This question is a followup to this question by @Wen1now.
After demonstrating the previous trick, the magician decided to make things a bit harder, discarding some cards so that only eight were left. The trick was much the same as before:
- The assistant started by calling up an audience member. In order to make the trick as impressive as possible, the magician and assistant wanted to be able to call up anyone and have the trick still work; as such, their strategy needed to work even if the audience member knew their strategy and actively worked against them (whilst staying within the rules of the trick).
- The following parts of the trick were done with the magician unable to see (or otherwise gain information about) what was going on:
- The audience member was given 8 cards, numbered from 0 to 7 inclusive. They were asked to arrange them in a single line on the table (so that each of the eight cards was placed in a different one of eight predetermined positions, but the audience member had a free choice of which card went where; in other words, they were choosing a permutation of the cards).
- The assistant selected four of the cards, turning them face down.
- The magician came back, and purely based on the 8 cards that could be seen (the identities and positions of the four face up cards, and the positions of the four face down), identified what the four face down cards must be.
Once the trick started, there was no communication, even indirectly, between the magician and assistant, except via the selection of cards to turn face down. (For example, the cards were symmetrical; there was no way to transmit information based on their orientation.) However, the magician and assistant could talk freely before the trick started, and had agreed a strategy: the assistant would select cards to turn face-down in such a way that the magician would uniquely be able to reconstruct the original permutation knowing only the identities and positions of the four face up cards. In other words, this is a purely mathematical trick, rather than involving sleight of hand or anything like that.

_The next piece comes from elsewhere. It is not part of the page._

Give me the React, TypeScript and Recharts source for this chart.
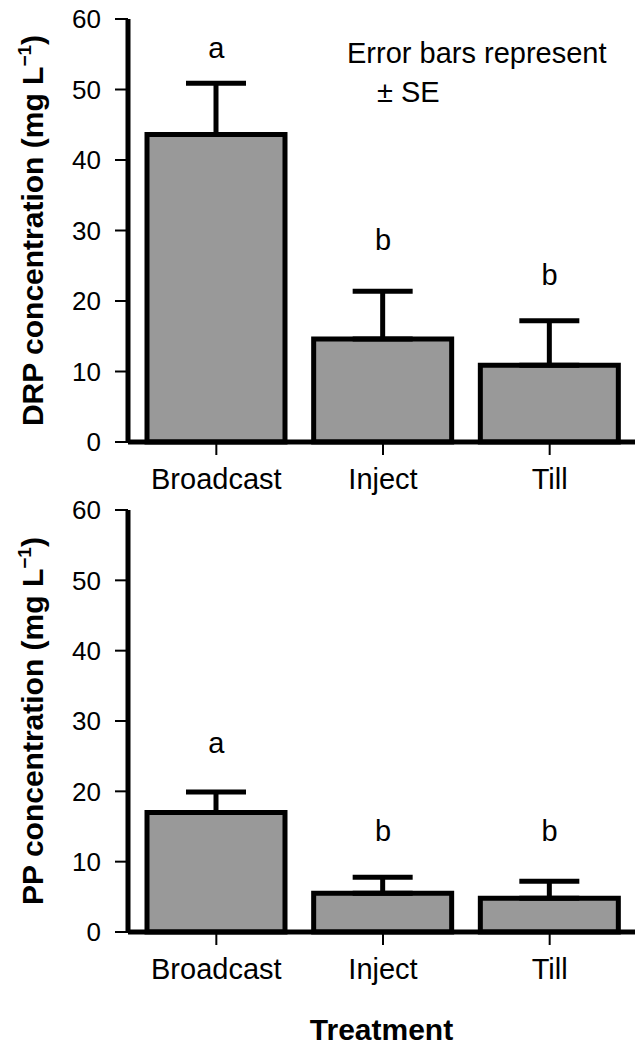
import React from 'react';
import { ComposedChart, Bar, XAxis, YAxis, ErrorBar, Line, Customized } from 'recharts';

const treatments = ['Broadcast', 'Inject', 'Till'];
const drpMean = [43.6, 14.6, 10.9];
const drpSE = [7.3, 6.8, 6.3];
const drpLetters = ['a', 'b', 'b'];
const drpLetterY = [54.5, 27.2, 22.3];
const ppMean = [17.0, 5.5, 4.8];
const ppSE = [2.9, 2.3, 2.4];
const ppLetters = ['a', 'b', 'b'];
const ppLetterY = [25.4, 12.9, 12.9];
const yTicks = [0, 10, 20, 30, 40, 50, 60];

const FONT = '"Liberation Sans", Arial, Helvetica, sans-serif';

function build(mean: number[], se: number[], letters: string[], ly: number[]) {
  return treatments.map((t, i) => ({ name: t, mean: mean[i], err: [0, se[i]], letter: letters[i], ly: ly[i] }));
}

const YLabel = (props: any) => {
  const vb = props.viewBox || { x: 0, y: 0, width: 128, height: 423 };
  const cx = vb.x + 43;
  const cy = vb.y + vb.height / 2;
  return (
    <text
      x={0}
      y={0}
      transform={`translate(${cx}, ${cy}) rotate(-90)`}
      textAnchor="middle"
      fontSize={30}
      fontWeight="bold"
      fill="#000"
      fontFamily={FONT}
    >
      {props.prefix}
      <tspan fontSize={19} dy={-12}>−1</tspan>
      <tspan dy={12}>)</tspan>
    </text>
  );
};

const LetterDot = (p: any) => {
  if (p.cx == null || p.cy == null) return <g key={p.index} />;
  return (
    <text key={p.index} x={p.cx} y={p.cy} textAnchor="middle" fontSize={29} fill="#000" fontFamily={FONT}>
      {p.payload.letter}
    </text>
  );
};

function Panel(props: {
  data: any[];
  height: number;
  top: number;
  axisHeight: number;
  prefix: string;
  title?: string;
  note?: boolean;
}) {
  const { data, height, top, axisHeight, prefix, title, note } = props;
  return (
    <ComposedChart
      width={637}
      height={height}
      data={data}
      margin={{ top, right: 2, bottom: 0, left: 0 }}
      style={{ fontFamily: FONT }}
    >
      <XAxis
        dataKey="name"
        height={axisHeight}
        padding={{ left: 5, right: 2 }}
        tickSize={13}
        tickMargin={13}
        tick={{ fontSize: 29, fill: '#000', fontFamily: FONT }}
        tickLine={{ stroke: '#000', strokeWidth: 2 }}
        axisLine={{ stroke: '#000', strokeWidth: 5 }}
        label={
          title
            ? { value: title, position: 'insideBottom', offset: 8, style: { fontSize: 30, fontWeight: 'bold', fill: '#000', fontFamily: FONT } }
            : undefined
        }
      />
      <XAxis
        xAxisId="top"
        dataKey="name"
        orientation="top"
        height={0}
        tick={false}
        tickLine={false}
        axisLine={{ stroke: '#000', strokeWidth: 5 }}
      />
      <YAxis
        width={128}
        domain={[0, 60]}
        ticks={yTicks}
        interval={0}
        tickSize={13}
        tickMargin={14}
        tick={{ fontSize: 26, fill: '#000', fontFamily: FONT }}
        tickLine={{ stroke: '#000', strokeWidth: 2 }}
        axisLine={{ stroke: '#000', strokeWidth: 5 }}
        label={{ content: (lp: any) => <YLabel {...lp} prefix={prefix} /> }}
      />
      <YAxis
        yAxisId="right"
        orientation="right"
        width={0}
        domain={[0, 60]}
        tick={false}
        tickLine={false}
        axisLine={{ stroke: '#000', strokeWidth: 3 }}
      />
      <Bar dataKey="mean" fill="#999999" stroke="#000" strokeWidth={5} barSize={138} isAnimationActive={false}>
        <ErrorBar dataKey="err" direction="y" width={30} stroke="#000" strokeWidth={5} isAnimationActive={false} />
      </Bar>
      <Line
        dataKey="ly"
        stroke="none"
        isAnimationActive={false}
        activeDot={false}
        legendType="none"
        dot={(p: any) => <LetterDot key={p.index} {...p} />}
      />
      {note ? (
        <Customized
          component={() => (
            <g fontFamily={FONT} fontSize={29} fill="#000">
              <text x={347} y={63}>Error bars represent</text>
              <text x={377} y={102}>± SE</text>
            </g>
          )}
        />
      ) : null}
    </ComposedChart>
  );
}

export default function App() {
  const drpData = build(drpMean, drpSE, drpLetters, drpLetterY);
  const ppData = build(ppMean, ppSE, ppLetters, ppLetterY);
  return (
    <div style={{ position: 'absolute', left: 0, top: 0, width: 637, height: 1048, background: '#fff', fontFamily: FONT }}>
      <div style={{ position: 'absolute', left: 0, top: 0 }}>
        <Panel data={drpData} height={496} top={19} axisHeight={54} prefix="DRP concentration (mg L" note />
      </div>
      <div style={{ position: 'absolute', left: 0, top: 496 }}>
        <Panel data={ppData} height={552} top={14} axisHeight={116} prefix="PP concentration (mg L" title="Treatment" />
      </div>
    </div>
  );
}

(Here's an equivalent formulation for the mathematicians and computer scientists out there: write a function whose input is a permutation of the list
[0, 1, 2, 3, 4, 5, 6, 7], and whose output is equal to the input except that four of the elements are replaced with
"?", such that different inputs map to different outputs.)
There's one other restriction that the magician and assistant were working under: they wouldn't be able to take pages of notes with them when performing the trick, so whatever their strategies were, they would have to be simple enough to memorise; listing a separate strategy for each of the 40320 possible inputs isn't a reasonable answer here.
What strategy could the magician and assistant have used?